— start Raw data —

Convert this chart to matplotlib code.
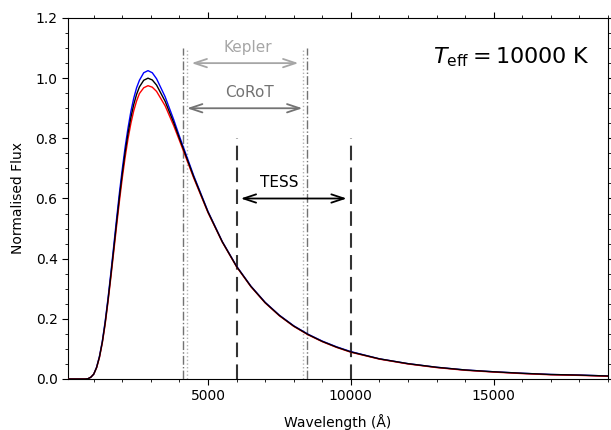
import matplotlib
matplotlib.use("Agg")
import matplotlib.pyplot as plt
from matplotlib.ticker import MultipleLocator

# Wavelength grid (Angstrom) and normalised fluxes
wavelength = [100, 500, 700, 800, 900, 1000, 1100, 1200, 1300, 1400, 1500, 1600,
              1700, 1800, 1900, 2000, 2100, 2200, 2300, 2400, 2500, 2600, 2750,
              2900, 3050, 3200, 3500, 3800, 4000, 4500, 5000, 5500, 6000, 6500,
              7000, 7500, 8000, 8500, 9000, 9500, 10000, 11000, 12000, 13000,
              14000, 15000, 16000, 17000, 18000, 19000]

flux_black = [0.0, 0.0, 0.0, 0.001, 0.006, 0.016, 0.038, 0.073, 0.122, 0.186, 0.262,
              0.345, 0.432, 0.520, 0.605, 0.683, 0.754, 0.816, 0.869, 0.912, 0.946,
              0.971, 0.993, 1.000, 0.994, 0.977, 0.923, 0.852, 0.800, 0.672, 0.555,
              0.456, 0.374, 0.308, 0.254, 0.211, 0.176, 0.148, 0.125, 0.106, 0.090,
              0.067, 0.051, 0.039, 0.030, 0.024, 0.019, 0.015, 0.013, 0.010]

flux_blue = [0.0, 0.0, 0.0, 0.001, 0.006, 0.016, 0.039, 0.075, 0.125, 0.191, 0.268,
             0.353, 0.442, 0.532, 0.619, 0.698, 0.771, 0.834, 0.889, 0.933, 0.968,
             0.993, 1.018, 1.025, 1.018, 0.998, 0.938, 0.862, 0.807, 0.676, 0.557,
             0.457, 0.375, 0.309, 0.255, 0.212, 0.177, 0.149, 0.126, 0.107, 0.091,
             0.067, 0.051, 0.039, 0.030, 0.024, 0.019, 0.015, 0.013, 0.010]

flux_red = [0.0, 0.0, 0.0, 0.001, 0.006, 0.016, 0.037, 0.071, 0.119, 0.181, 0.256,
            0.337, 0.422, 0.508, 0.591, 0.668, 0.737, 0.798, 0.849, 0.891, 0.924,
            0.949, 0.968, 0.975, 0.970, 0.956, 0.908, 0.842, 0.793, 0.668, 0.553,
            0.455, 0.373, 0.307, 0.253, 0.210, 0.175, 0.147, 0.124, 0.105, 0.089,
            0.066, 0.050, 0.038, 0.029, 0.023, 0.018, 0.014, 0.012, 0.009]

# Instrument bandpasses (Angstrom)
kepler_band = [4280, 8310]
corot_band = [4120, 8450]
tess_band = [6000, 10000]
band_names = ["Kepler", "CoRoT", "TESS"]
teff_label = r"$T_{\rm eff} = 10000$ K"

fig = plt.figure(figsize=(6.11, 4.30), dpi=100)
ax = fig.add_axes([68/611, 1 - 379/430, 540/611, 361/430])

ax.plot(wavelength, flux_blue, color="blue", lw=1.0, zorder=3)
ax.plot(wavelength, flux_red, color="red", lw=1.0, zorder=3)
ax.plot(wavelength, flux_black, color="black", lw=1.0, zorder=4)

# Band edges
for xv in corot_band:
    ax.plot([xv, xv], [0, 1.1], ls="-.", color="0.45", lw=1.0, zorder=2)
for xv in kepler_band:
    ax.plot([xv, xv], [0, 1.1], ls=":", color="0.7", lw=1.0, zorder=2)
for xv in tess_band:
    ax.plot([xv, xv], [0, 0.8], ls=(0, (7, 3.5)), color="0.2", lw=1.5, zorder=2)

def band_arrow(band, y, color, name, tx):
    ax.annotate("", xy=(band[1], y), xytext=(band[0], y),
                arrowprops=dict(arrowstyle="<->,head_length=0.6,head_width=0.2",
                                color=color, lw=1.3, shrinkA=3, shrinkB=3,
                                mutation_scale=15))
    ax.text(tx, y + 0.052, name, color=color, fontsize=11, ha="center", va="center")

band_arrow(kepler_band, 1.05, "0.65", band_names[0], 6380)
band_arrow(corot_band, 0.90, "0.45", band_names[1], 6460)
band_arrow(tess_band, 0.60, "black", band_names[2], 7480)

ax.text(0.967, 0.892, teff_label, transform=ax.transAxes, fontsize=16,
        ha="right", va="center")

ax.set_xlim(100, 19000)
ax.set_ylim(0, 1.2)
ax.xaxis.set_major_locator(MultipleLocator(5000))
ax.xaxis.set_minor_locator(MultipleLocator(1000))
ax.yaxis.set_major_locator(MultipleLocator(0.2))
ax.yaxis.set_minor_locator(MultipleLocator(0.05))
ax.tick_params(which="both", direction="out", top=True, right=True, labelsize=10)
ax.tick_params(which="major", length=4)
ax.tick_params(which="minor", length=2)

ax.set_xlabel("Wavelength (Å)", fontsize=10)
ax.set_ylabel("Normalised Flux", fontsize=10)
ax.xaxis.set_label_coords(0.5, -0.097)
ax.yaxis.set_label_coords(-0.08, 0.5)

fig.savefig("out.png", dpi=100)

— end Raw data —

§ Exercise description
Images should not appear in the copy; retype the listing above exactly.

§ Answer to the task
Convert this chart to matplotlib code.
import matplotlib
matplotlib.use("Agg")
import matplotlib.pyplot as plt
from matplotlib.ticker import MultipleLocator

# Wavelength grid (Angstrom) and normalised fluxes
wavelength = [100, 500, 700, 800, 900, 1000, 1100, 1200, 1300, 1400, 1500, 1600,
              1700, 1800, 1900, 2000, 2100, 2200, 2300, 2400, 2500, 2600, 2750,
              2900, 3050, 3200, 3500, 3800, 4000, 4500, 5000, 5500, 6000, 6500,
              7000, 7500, 8000, 8500, 9000, 9500, 10000, 11000, 12000, 13000,
              14000, 15000, 16000, 17000, 18000, 19000]

flux_black = [0.0, 0.0, 0.0, 0.001, 0.006, 0.016, 0.038, 0.073, 0.122, 0.186, 0.262,
              0.345, 0.432, 0.520, 0.605, 0.683, 0.754, 0.816, 0.869, 0.912, 0.946,
              0.971, 0.993, 1.000, 0.994, 0.977, 0.923, 0.852, 0.800, 0.672, 0.555,
              0.456, 0.374, 0.308, 0.254, 0.211, 0.176, 0.148, 0.125, 0.106, 0.090,
              0.067, 0.051, 0.039, 0.030, 0.024, 0.019, 0.015, 0.013, 0.010]

flux_blue = [0.0, 0.0, 0.0, 0.001, 0.006, 0.016, 0.039, 0.075, 0.125, 0.191, 0.268,
             0.353, 0.442, 0.532, 0.619, 0.698, 0.771, 0.834, 0.889, 0.933, 0.968,
             0.993, 1.018, 1.025, 1.018, 0.998, 0.938, 0.862, 0.807, 0.676, 0.557,
             0.457, 0.375, 0.309, 0.255, 0.212, 0.177, 0.149, 0.126, 0.107, 0.091,
             0.067, 0.051, 0.039, 0.030, 0.024, 0.019, 0.015, 0.013, 0.010]

flux_red = [0.0, 0.0, 0.0, 0.001, 0.006, 0.016, 0.037, 0.071, 0.119, 0.181, 0.256,
            0.337, 0.422, 0.508, 0.591, 0.668, 0.737, 0.798, 0.849, 0.891, 0.924,
            0.949, 0.968, 0.975, 0.970, 0.956, 0.908, 0.842, 0.793, 0.668, 0.553,
            0.455, 0.373, 0.307, 0.253, 0.210, 0.175, 0.147, 0.124, 0.105, 0.089,
            0.066, 0.050, 0.038, 0.029, 0.023, 0.018, 0.014, 0.012, 0.009]

# Instrument bandpasses (Angstrom)
kepler_band = [4280, 8310]
corot_band = [4120, 8450]
tess_band = [6000, 10000]
band_names = ["Kepler", "CoRoT", "TESS"]
teff_label = r"$T_{\rm eff} = 10000$ K"

fig = plt.figure(figsize=(6.11, 4.30), dpi=100)
ax = fig.add_axes([68/611, 1 - 379/430, 540/611, 361/430])

ax.plot(wavelength, flux_blue, color="blue", lw=1.0, zorder=3)
ax.plot(wavelength, flux_red, color="red", lw=1.0, zorder=3)
ax.plot(wavelength, flux_black, color="black", lw=1.0, zorder=4)

# Band edges
for xv in corot_band:
    ax.plot([xv, xv], [0, 1.1], ls="-.", color="0.45", lw=1.0, zorder=2)
for xv in kepler_band:
    ax.plot([xv, xv], [0, 1.1], ls=":", color="0.7", lw=1.0, zorder=2)
for xv in tess_band:
    ax.plot([xv, xv], [0, 0.8], ls=(0, (7, 3.5)), color="0.2", lw=1.5, zorder=2)

def band_arrow(band, y, color, name, tx):
    ax.annotate("", xy=(band[1], y), xytext=(band[0], y),
                arrowprops=dict(arrowstyle="<->,head_length=0.6,head_width=0.2",
                                color=color, lw=1.3, shrinkA=3, shrinkB=3,
                                mutation_scale=15))
    ax.text(tx, y + 0.052, name, color=color, fontsize=11, ha="center", va="center")

band_arrow(kepler_band, 1.05, "0.65", band_names[0], 6380)
band_arrow(corot_band, 0.90, "0.45", band_names[1], 6460)
band_arrow(tess_band, 0.60, "black", band_names[2], 7480)

ax.text(0.967, 0.892, teff_label, transform=ax.transAxes, fontsize=16,
        ha="right", va="center")

ax.set_xlim(100, 19000)
ax.set_ylim(0, 1.2)
ax.xaxis.set_major_locator(MultipleLocator(5000))
ax.xaxis.set_minor_locator(MultipleLocator(1000))
ax.yaxis.set_major_locator(MultipleLocator(0.2))
ax.yaxis.set_minor_locator(MultipleLocator(0.05))
ax.tick_params(which="both", direction="out", top=True, right=True, labelsize=10)
ax.tick_params(which="major", length=4)
ax.tick_params(which="minor", length=2)

ax.set_xlabel("Wavelength (Å)", fontsize=10)
ax.set_ylabel("Normalised Flux", fontsize=10)
ax.xaxis.set_label_coords(0.5, -0.097)
ax.yaxis.set_label_coords(-0.08, 0.5)

fig.savefig("out.png", dpi=100)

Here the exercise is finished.